> [GIVEN EXERCISE] Write out the listing below in full and exactly, leaving out every picture.

────────

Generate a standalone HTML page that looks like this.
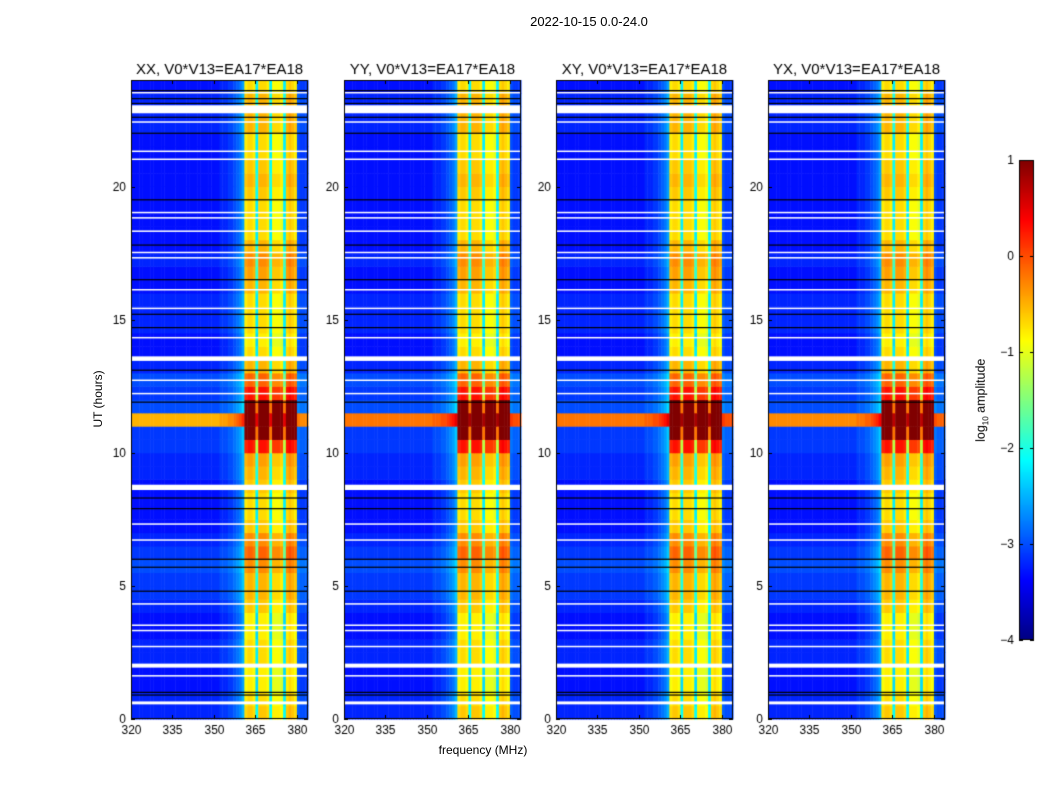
<!DOCTYPE html>
<html><head><meta charset="utf-8"><style>
html,body{margin:0;padding:0;background:#fff;}
body{width:1050px;height:800px;position:relative;overflow:hidden;font-family:"Liberation Sans","DejaVu Sans",sans-serif;}
canvas{position:absolute;left:0;top:0;}
.t{position:absolute;white-space:nowrap;color:#000;}
</style></head><body>
<canvas id="c" width="1050" height="800"></canvas>
<div class="t" style="left:489px;top:14px;width:200px;text-align:center;font-size:13px;">2022-10-15 0.0-24.0</div>
<div class="t" style="left:400px;top:743px;width:166px;text-align:center;font-size:12px;">frequency (MHz)</div>
<div class="t" style="left:48px;top:392px;width:100px;text-align:center;font-size:12px;transform:rotate(-90deg);">UT (hours)</div>
<div class="t" style="left:922px;top:392px;width:120px;text-align:center;font-size:12.5px;transform:rotate(-90deg);">log<sub style="font-size:8px">10</sub> amplitude</div>
<script>
// ---- data ----
const panelTitles = ["XX, V0*V13=EA17*EA18","YY, V0*V13=EA17*EA18","XY, V0*V13=EA17*EA18","YX, V0*V13=EA17*EA18"];
const freqTicks = [320,335,350,365,380];
const timeTicks = [0,5,10,15,20];
const cbTicks = [1,0,-1,-2,-3,-4];
// log10 amplitude per 1 MHz channel, 320..383 MHz
const chanLevel = [-3.3,-3.3,-3.3,-3.3,-3.3,-3.3,-3.3,-3.3,-3.3,-3.3,
 -3.3,-3.3,-3.3,-3.3,-3.3,-3.3,-3.3,-3.3,-3.3,-3.3,
 -3.3,-3.3,-3.3,-3.3,-3.3,-3.3,-3.3,-3.3,-3.3,-3.3,
 -3.3,-3.3,-3.2,-3.2,-3.2,-3.1,-3.1,-3.0,-2.9,-2.8,
 -2.6,-0.9,-0.8,-0.8,-0.9,-2.3,-0.8,-0.8,-0.8,-0.9,
 -2.3,-1.0,-1.0,-1.0,-1.1,-2.3,-0.8,-0.7,-0.8,-0.9,
 -3.0,-3.1,-3.1,-3.1];
const bandStart = 41, bandEnd = 59;
// background per half-hour row offset, 0..24 h
const rowOffset = [0.1,0.1,0.0,0.0,0.1,0.1,0.0,0.0,0.1,0.2,
 0.2,0.3,0.2,0.1,0.0,0.0,0.0,0.0,0.1,0.1,
 0.2,0.2,2.8,0.3,0.2,0.3,0.1,0.0,0.0,0.1,
 0.1,0.1,0.0,0.0,0.1,0.0,0.0,0.0,0.0,0.0,
 0.0,0.0,0.0,0.0,0.1,0.1,0.1,0.0];
// extra offset inside the 360-380 MHz band per half-hour row
const bandRowOffset = [0.1,0.0,0.0,0.0,0.0,0.0,0.0,0.0,0.1,0.1,
 0.1,0.2,0.5,0.4,0.2,0.1,0.1,0.2,0.2,0.3,
 0.9,1.9,0.0,1.8,0.9,0.4,0.2,0.1,0.0,0.0,
 0.0,0.0,0.3,0.4,0.4,0.3,0.1,0.1,0.1,0.2,
 0.3,0.2,0.1,0.1,0.2,0.2,0.2,0.1];
const panelBoost = [0.0,0.3,0.3,0.2];
const whiteGaps = [[22.75,23.05],[13.45,13.62],[8.6,8.8],[1.93,2.08],[0.55,0.66],[22.4,22.45],[21.3,21.35],[21.0,21.05],[19.0,19.05],[18.3,18.35],[17.5,17.55],[17.3,17.35],[16.1,16.15],[15.4,15.45],[14.3,14.35],[12.7,12.75],[7.3,7.35],[6.7,6.75],[3.5,3.55],[3.3,3.35],[1.6,1.65],[23.5,23.55],[18.8,18.85],[12.2,12.25],[4.3,4.35],[2.7,2.75]];
const blackLines = [23.6,23.3,23.12,22.0,17.8,15.2,14.7,13.1,11.9,8.3,7.9,6.0,4.8,1.0,0.9,22.6,19.5,16.5,5.7];
// ---- layout ----
const panelX = [131,344,556,768], PW=177, PT=80, PB=719;
const F0=320, F1=384, T0=0, T1=24;
const cv=document.getElementById('c'), g=cv.getContext('2d');
function jet(v){
  let t=(v+4)/5; t=Math.max(0,Math.min(1,t));
  const f=(x)=>Math.max(0,Math.min(1,x));
  const r=f(1.5-Math.abs(4*t-3)), gg=f(1.5-Math.abs(4*t-2)), b=f(1.5-Math.abs(4*t-1));
  return `rgb(${Math.round(r*255)},${Math.round(gg*255)},${Math.round(b*255)})`;
}
function xs(p,f){return panelX[p]+(f-F0)/(F1-F0)*PW;}
function ys(h){return PB-(h-T0)/(T1-T0)*(PB-PT);}
g.font='12px "Liberation Sans",sans-serif';
for(let p=0;p<4;p++){
  for(let r=0;r<rowOffset.length;r++){
    const h0=r*0.5,h1=h0+0.5;
    for(let c=0;c<chanLevel.length;c++){
      let v=chanLevel[c]+rowOffset[r]+(rowOffset[r]>2?panelBoost[p]:0);
      if(c>=bandStart&&c<=bandEnd) v+=bandRowOffset[r];
      g.fillStyle=jet(v);
      const xa=xs(p,F0+c), xb=xs(p,F0+c+1);
      g.fillRect(xa,ys(h1),xb-xa+0.5,ys(h0)-ys(h1)+0.5);
    }
  }
  g.fillStyle='#fff';
  whiteGaps.forEach(w=>{const ya=ys(w[1]),yb=ys(w[0]);g.fillRect(panelX[p],ya,PW,Math.max(1.5,yb-ya));});
  g.fillStyle='#000';
  blackLines.forEach(h=>{g.fillRect(panelX[p],ys(h)-0.6,PW,1.2);});
  g.strokeStyle='#000';g.lineWidth=1;
  g.strokeRect(panelX[p]+0.5,PT+0.5,PW-1,PB-PT-1);
  g.fillStyle='#000';g.textAlign='center';g.textBaseline='top';
  freqTicks.forEach(f=>{const x=Math.round(xs(p,f))+0.5;g.beginPath();g.moveTo(x,PB);g.lineTo(x,PB-4);g.moveTo(x,PT);g.lineTo(x,PT+4);g.stroke();g.fillText(String(f),x,PB+6);});
  g.textAlign='right';g.textBaseline='middle';
  timeTicks.forEach(h=>{const y=Math.round(ys(h))+0.5;g.beginPath();g.moveTo(panelX[p],y);g.lineTo(panelX[p]+4,y);g.moveTo(panelX[p]+PW,y);g.lineTo(panelX[p]+PW-4,y);g.stroke();g.fillText(String(h),panelX[p]-5,y);});
  g.font='15px "Liberation Sans",sans-serif';g.textAlign='center';g.textBaseline='alphabetic';
  g.fillText(panelTitles[p],panelX[p]+PW/2,74);
  g.font='12px "Liberation Sans",sans-serif';
}
// colorbar
const CX=1019,CW=15,CT=160,CB=640;
for(let y=CT;y<CB;y++){g.fillStyle=jet(1-(y-CT)/(CB-CT)*5);g.fillRect(CX,y,CW,1);}
g.strokeStyle='#000';g.strokeRect(CX+0.5,CT+0.5,CW-1,CB-CT-1);
g.textAlign='right';g.textBaseline='middle';g.fillStyle='#000';
cbTicks.forEach(v=>{const y=Math.round(CT+(1-v)/5*(CB-CT))+0.5;g.beginPath();g.moveTo(CX,y);g.lineTo(CX+4,y);g.moveTo(CX+CW,y);g.lineTo(CX+CW-4,y);g.stroke();g.fillText((v<0?'\u2212':'')+Math.abs(v),CX-5,y);});
</script>
</body></html>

────────

> [OUTPUT OF THE TASK]
Generate a standalone HTML page that looks like this.
<!DOCTYPE html>
<html><head><meta charset="utf-8"><style>
html,body{margin:0;padding:0;background:#fff;}
body{width:1050px;height:800px;position:relative;overflow:hidden;font-family:"Liberation Sans","DejaVu Sans",sans-serif;}
canvas{position:absolute;left:0;top:0;}
.t{position:absolute;white-space:nowrap;color:#000;}
</style></head><body>
<canvas id="c" width="1050" height="800"></canvas>
<div class="t" style="left:489px;top:14px;width:200px;text-align:center;font-size:13px;">2022-10-15 0.0-24.0</div>
<div class="t" style="left:400px;top:743px;width:166px;text-align:center;font-size:12px;">frequency (MHz)</div>
<div class="t" style="left:48px;top:392px;width:100px;text-align:center;font-size:12px;transform:rotate(-90deg);">UT (hours)</div>
<div class="t" style="left:922px;top:392px;width:120px;text-align:center;font-size:12.5px;transform:rotate(-90deg);">log<sub style="font-size:8px">10</sub> amplitude</div>
<script>
// ---- data ----
const panelTitles = ["XX, V0*V13=EA17*EA18","YY, V0*V13=EA17*EA18","XY, V0*V13=EA17*EA18","YX, V0*V13=EA17*EA18"];
const freqTicks = [320,335,350,365,380];
const timeTicks = [0,5,10,15,20];
const cbTicks = [1,0,-1,-2,-3,-4];
// log10 amplitude per 1 MHz channel, 320..383 MHz
const chanLevel = [-3.3,-3.3,-3.3,-3.3,-3.3,-3.3,-3.3,-3.3,-3.3,-3.3,
 -3.3,-3.3,-3.3,-3.3,-3.3,-3.3,-3.3,-3.3,-3.3,-3.3,
 -3.3,-3.3,-3.3,-3.3,-3.3,-3.3,-3.3,-3.3,-3.3,-3.3,
 -3.3,-3.3,-3.2,-3.2,-3.2,-3.1,-3.1,-3.0,-2.9,-2.8,
 -2.6,-0.9,-0.8,-0.8,-0.9,-2.3,-0.8,-0.8,-0.8,-0.9,
 -2.3,-1.0,-1.0,-1.0,-1.1,-2.3,-0.8,-0.7,-0.8,-0.9,
 -3.0,-3.1,-3.1,-3.1];
const bandStart = 41, bandEnd = 59;
// background per half-hour row offset, 0..24 h
const rowOffset = [0.1,0.1,0.0,0.0,0.1,0.1,0.0,0.0,0.1,0.2,
 0.2,0.3,0.2,0.1,0.0,0.0,0.0,0.0,0.1,0.1,
 0.2,0.2,2.8,0.3,0.2,0.3,0.1,0.0,0.0,0.1,
 0.1,0.1,0.0,0.0,0.1,0.0,0.0,0.0,0.0,0.0,
 0.0,0.0,0.0,0.0,0.1,0.1,0.1,0.0];
// extra offset inside the 360-380 MHz band per half-hour row
const bandRowOffset = [0.1,0.0,0.0,0.0,0.0,0.0,0.0,0.0,0.1,0.1,
 0.1,0.2,0.5,0.4,0.2,0.1,0.1,0.2,0.2,0.3,
 0.9,1.9,0.0,1.8,0.9,0.4,0.2,0.1,0.0,0.0,
 0.0,0.0,0.3,0.4,0.4,0.3,0.1,0.1,0.1,0.2,
 0.3,0.2,0.1,0.1,0.2,0.2,0.2,0.1];
const panelBoost = [0.0,0.3,0.3,0.2];
const whiteGaps = [[22.75,23.05],[13.45,13.62],[8.6,8.8],[1.93,2.08],[0.55,0.66],[22.4,22.45],[21.3,21.35],[21.0,21.05],[19.0,19.05],[18.3,18.35],[17.5,17.55],[17.3,17.35],[16.1,16.15],[15.4,15.45],[14.3,14.35],[12.7,12.75],[7.3,7.35],[6.7,6.75],[3.5,3.55],[3.3,3.35],[1.6,1.65],[23.5,23.55],[18.8,18.85],[12.2,12.25],[4.3,4.35],[2.7,2.75]];
const blackLines = [23.6,23.3,23.12,22.0,17.8,15.2,14.7,13.1,11.9,8.3,7.9,6.0,4.8,1.0,0.9,22.6,19.5,16.5,5.7];
// ---- layout ----
const panelX = [131,344,556,768], PW=177, PT=80, PB=719;
const F0=320, F1=384, T0=0, T1=24;
const cv=document.getElementById('c'), g=cv.getContext('2d');
function jet(v){
  let t=(v+4)/5; t=Math.max(0,Math.min(1,t));
  const f=(x)=>Math.max(0,Math.min(1,x));
  const r=f(1.5-Math.abs(4*t-3)), gg=f(1.5-Math.abs(4*t-2)), b=f(1.5-Math.abs(4*t-1));
  return `rgb(${Math.round(r*255)},${Math.round(gg*255)},${Math.round(b*255)})`;
}
function xs(p,f){return panelX[p]+(f-F0)/(F1-F0)*PW;}
function ys(h){return PB-(h-T0)/(T1-T0)*(PB-PT);}
g.font='12px "Liberation Sans",sans-serif';
for(let p=0;p<4;p++){
  for(let r=0;r<rowOffset.length;r++){
    const h0=r*0.5,h1=h0+0.5;
    for(let c=0;c<chanLevel.length;c++){
      let v=chanLevel[c]+rowOffset[r]+(rowOffset[r]>2?panelBoost[p]:0);
      if(c>=bandStart&&c<=bandEnd) v+=bandRowOffset[r];
      g.fillStyle=jet(v);
      const xa=xs(p,F0+c), xb=xs(p,F0+c+1);
      g.fillRect(xa,ys(h1),xb-xa+0.5,ys(h0)-ys(h1)+0.5);
    }
  }
  g.fillStyle='#fff';
  whiteGaps.forEach(w=>{const ya=ys(w[1]),yb=ys(w[0]);g.fillRect(panelX[p],ya,PW,Math.max(1.5,yb-ya));});
  g.fillStyle='#000';
  blackLines.forEach(h=>{g.fillRect(panelX[p],ys(h)-0.6,PW,1.2);});
  g.strokeStyle='#000';g.lineWidth=1;
  g.strokeRect(panelX[p]+0.5,PT+0.5,PW-1,PB-PT-1);
  g.fillStyle='#000';g.textAlign='center';g.textBaseline='top';
  freqTicks.forEach(f=>{const x=Math.round(xs(p,f))+0.5;g.beginPath();g.moveTo(x,PB);g.lineTo(x,PB-4);g.moveTo(x,PT);g.lineTo(x,PT+4);g.stroke();g.fillText(String(f),x,PB+6);});
  g.textAlign='right';g.textBaseline='middle';
  timeTicks.forEach(h=>{const y=Math.round(ys(h))+0.5;g.beginPath();g.moveTo(panelX[p],y);g.lineTo(panelX[p]+4,y);g.moveTo(panelX[p]+PW,y);g.lineTo(panelX[p]+PW-4,y);g.stroke();g.fillText(String(h),panelX[p]-5,y);});
  g.font='15px "Liberation Sans",sans-serif';g.textAlign='center';g.textBaseline='alphabetic';
  g.fillText(panelTitles[p],panelX[p]+PW/2,74);
  g.font='12px "Liberation Sans",sans-serif';
}
// colorbar
const CX=1019,CW=15,CT=160,CB=640;
for(let y=CT;y<CB;y++){g.fillStyle=jet(1-(y-CT)/(CB-CT)*5);g.fillRect(CX,y,CW,1);}
g.strokeStyle='#000';g.strokeRect(CX+0.5,CT+0.5,CW-1,CB-CT-1);
g.textAlign='right';g.textBaseline='middle';g.fillStyle='#000';
cbTicks.forEach(v=>{const y=Math.round(CT+(1-v)/5*(CB-CT))+0.5;g.beginPath();g.moveTo(CX,y);g.lineTo(CX+4,y);g.moveTo(CX+CW,y);g.lineTo(CX+CW-4,y);g.stroke();g.fillText((v<0?'\u2212':'')+Math.abs(v),CX-5,y);});
</script>
</body></html>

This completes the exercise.